◆ Provided entries
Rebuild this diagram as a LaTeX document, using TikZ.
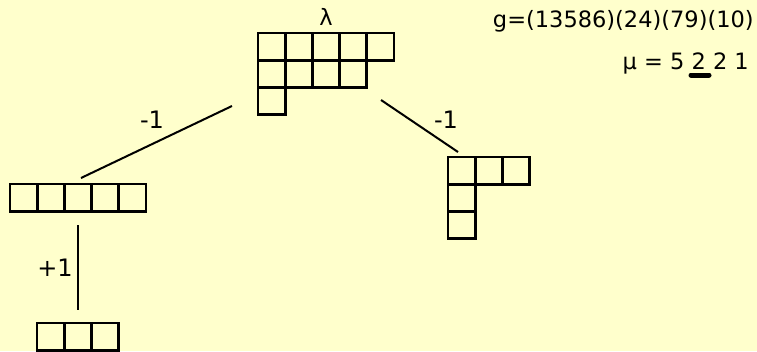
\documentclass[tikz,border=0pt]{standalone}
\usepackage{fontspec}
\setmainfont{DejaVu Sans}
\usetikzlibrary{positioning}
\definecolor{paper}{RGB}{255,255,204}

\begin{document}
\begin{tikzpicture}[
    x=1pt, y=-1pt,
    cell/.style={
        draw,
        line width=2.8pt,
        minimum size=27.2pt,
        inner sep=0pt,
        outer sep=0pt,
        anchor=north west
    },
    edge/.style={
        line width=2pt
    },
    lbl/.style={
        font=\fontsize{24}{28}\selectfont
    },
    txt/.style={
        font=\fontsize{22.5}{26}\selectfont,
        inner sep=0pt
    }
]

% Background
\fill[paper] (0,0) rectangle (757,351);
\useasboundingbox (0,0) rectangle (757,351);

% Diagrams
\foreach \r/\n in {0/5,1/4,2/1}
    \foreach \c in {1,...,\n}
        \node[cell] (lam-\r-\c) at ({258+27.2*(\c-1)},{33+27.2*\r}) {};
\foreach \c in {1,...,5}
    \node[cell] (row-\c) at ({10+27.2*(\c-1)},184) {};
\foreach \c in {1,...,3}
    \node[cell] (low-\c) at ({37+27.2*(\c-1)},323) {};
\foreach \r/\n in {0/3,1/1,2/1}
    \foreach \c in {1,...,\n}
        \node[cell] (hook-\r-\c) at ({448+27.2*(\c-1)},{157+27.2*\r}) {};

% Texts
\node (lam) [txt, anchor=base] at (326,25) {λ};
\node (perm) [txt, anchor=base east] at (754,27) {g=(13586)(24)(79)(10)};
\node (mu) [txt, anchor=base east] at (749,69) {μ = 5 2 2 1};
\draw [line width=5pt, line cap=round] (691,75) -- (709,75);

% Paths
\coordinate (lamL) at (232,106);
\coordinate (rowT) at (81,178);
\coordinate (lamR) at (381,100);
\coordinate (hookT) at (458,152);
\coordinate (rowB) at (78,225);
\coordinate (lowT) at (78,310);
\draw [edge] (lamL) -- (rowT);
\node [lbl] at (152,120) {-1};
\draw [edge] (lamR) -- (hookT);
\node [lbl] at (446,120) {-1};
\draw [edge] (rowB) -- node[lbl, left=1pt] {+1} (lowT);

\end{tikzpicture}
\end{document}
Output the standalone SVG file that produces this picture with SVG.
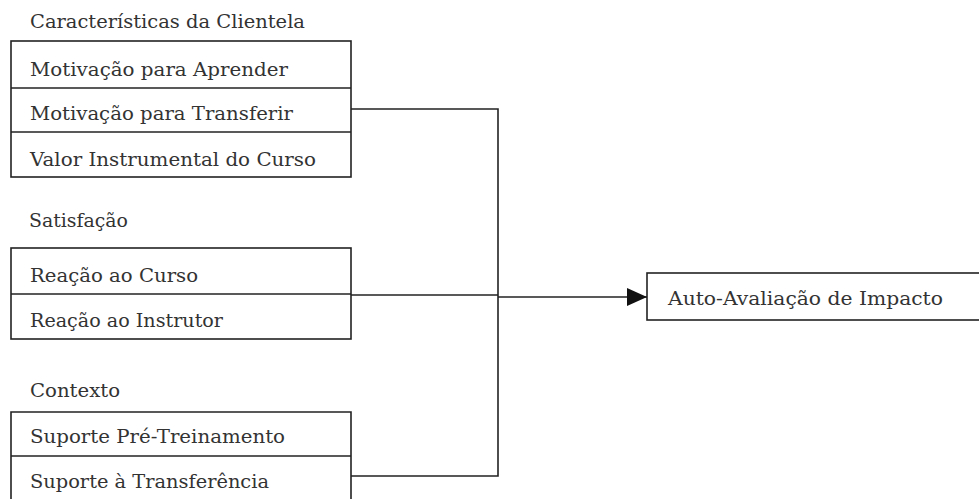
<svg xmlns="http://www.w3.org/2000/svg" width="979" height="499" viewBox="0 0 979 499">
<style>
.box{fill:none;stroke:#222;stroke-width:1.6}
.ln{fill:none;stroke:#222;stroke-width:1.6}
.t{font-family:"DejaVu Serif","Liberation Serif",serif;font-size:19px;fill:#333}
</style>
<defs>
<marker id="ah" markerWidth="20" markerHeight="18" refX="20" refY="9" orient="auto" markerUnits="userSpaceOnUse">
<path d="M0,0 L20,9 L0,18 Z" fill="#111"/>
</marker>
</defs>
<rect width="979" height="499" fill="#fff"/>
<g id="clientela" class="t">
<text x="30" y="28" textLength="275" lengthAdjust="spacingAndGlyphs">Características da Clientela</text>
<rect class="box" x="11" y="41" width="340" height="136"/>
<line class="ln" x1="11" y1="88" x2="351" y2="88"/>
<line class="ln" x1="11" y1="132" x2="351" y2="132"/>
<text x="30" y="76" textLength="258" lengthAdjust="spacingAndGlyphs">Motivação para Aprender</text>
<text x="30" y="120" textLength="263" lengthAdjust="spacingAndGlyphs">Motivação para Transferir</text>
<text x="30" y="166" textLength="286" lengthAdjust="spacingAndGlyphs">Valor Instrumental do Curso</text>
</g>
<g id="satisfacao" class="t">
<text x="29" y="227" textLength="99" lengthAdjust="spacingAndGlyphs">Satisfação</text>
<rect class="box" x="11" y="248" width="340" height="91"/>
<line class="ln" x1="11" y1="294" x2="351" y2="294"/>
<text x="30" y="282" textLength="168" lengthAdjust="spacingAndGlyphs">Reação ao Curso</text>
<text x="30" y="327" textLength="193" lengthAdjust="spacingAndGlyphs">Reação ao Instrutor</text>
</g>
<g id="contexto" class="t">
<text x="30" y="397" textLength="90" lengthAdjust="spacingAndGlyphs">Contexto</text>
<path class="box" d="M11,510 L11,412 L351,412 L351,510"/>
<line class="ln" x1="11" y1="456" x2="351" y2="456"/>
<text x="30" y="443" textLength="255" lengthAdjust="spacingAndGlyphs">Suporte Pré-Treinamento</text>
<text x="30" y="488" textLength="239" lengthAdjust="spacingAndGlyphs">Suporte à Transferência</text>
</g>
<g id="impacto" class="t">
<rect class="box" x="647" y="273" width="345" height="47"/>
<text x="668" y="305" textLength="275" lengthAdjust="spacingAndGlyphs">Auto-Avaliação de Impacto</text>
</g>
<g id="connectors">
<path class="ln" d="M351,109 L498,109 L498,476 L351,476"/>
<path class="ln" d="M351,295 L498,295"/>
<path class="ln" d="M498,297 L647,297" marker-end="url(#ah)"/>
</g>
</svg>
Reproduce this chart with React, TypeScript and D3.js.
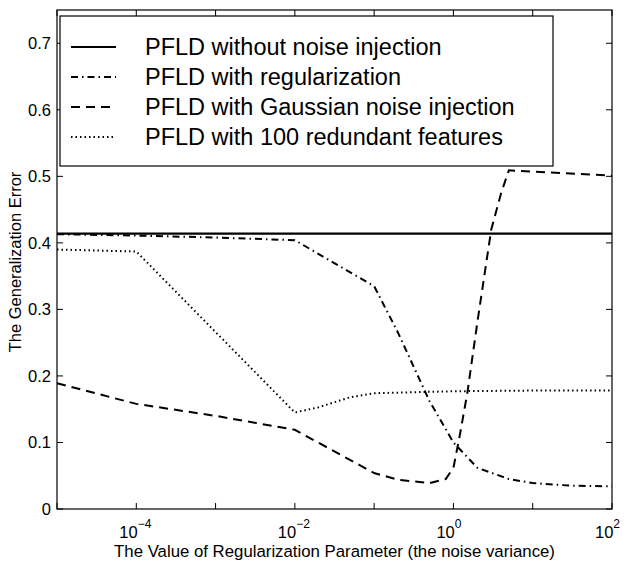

◆ Stated task
Wherever "with" shows up in a line, copy that line.

◆ Correct result
Output the standalone SVG file that produces this picture with SVG.
Reproduce this chart with React, TypeScript and D3.js.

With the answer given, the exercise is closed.